Perhaps no longer an inside trade secret, zin lovers have been plucking great value wines from the zin blend category, i.e., Clayhouse Adobe Red, Marietta Old Vine Red, Big Red Monster, St. Francis Red, Foppiano Lot 96, and Ménage à Trois. All of these wines possess amble fruit, a sunny personality and cost between $8-15. For zinfandels in the mid-range ($15-22), check out Seghesio, Dry Creek, Dashe, Sobon, Cline Ancient Vine, Seven Deadly Zins, Green and Red, and Four Vines. All of these reliable zinfandels are satisfyingly full and bursting with the freshly picked red raspberry and blackberry flavors that make zinfandel a summer craving.
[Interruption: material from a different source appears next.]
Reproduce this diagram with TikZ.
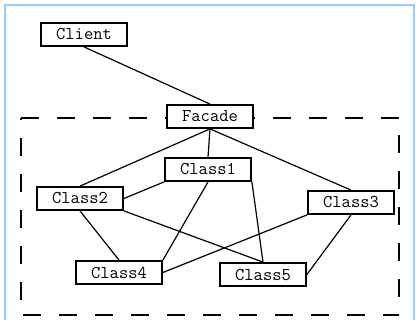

In general grilled meats that are not heavily spiced are less difficult to match. A grilled ribeye, herbed chicken, or simple burger will work nicely with a variety of domestic reds (continuing with our all-American theme) including California cabernet and syrah; or, for a drier, more elegant style, give a red from New York State a whirl. Many wineries from the Finger Lakes including producers like Lamarouex Landing, Dr. Frank, and Knapp are producing tasty, medium-bodied cabernet francs. Standing Stone, Dr. Frank, and Chateau Lafayette Reneau share a passion for European varieties and all three offer serious reds.

Long Island wineries have long established themselves as an excellent source for gutsy, Bordeaux-style wines. Palmer’s cabernet sauvignon and merlot have a distinguished reputation among wine geeks. Pindar’s Pythagoras Red ($12) is a delightful, medium-bodied Bordeaux blend perfect for a cookout.

Whites also should not be excluded from your Fourth of July menu. Try pairing a New York State pinot gris, fuller than its Italian counterpart, or a zesty riesling with corn on the cob brushed with melted butter. I also have a particular weakness for the seductive tropical blossom taste of California viognier. If I were exclusively a white wine drinker, I might make a passion out of collecting wine made from this grape. Full in body like a chardonnay, but cleaner, brighter in taste with tangerine, apricot, honeysuckle, and mouthwatering starfruit flavors, this wine just rips apart most California chardonnay, flavor-wise .

In order to avoid tastebud annihilation, try smoking or grilling the meat with a dry rub that is not too spicy, and if you must have the scotch bonnet pepper sauce, then serve it on the side. Most avid wine lovers will appreciate being able to enjoy both the food and the wine. On the other hand, if the food you are eating is so hot that it makes even your eyelids sweat, then you probably should not worry about what wine you are drinking because your ability to taste will be drastically compromised. In which case, I recommend you get yourself a Chinese-made American flag and have yourself a can of Bud—it’s your constitutional privilege. Happy Independence Day.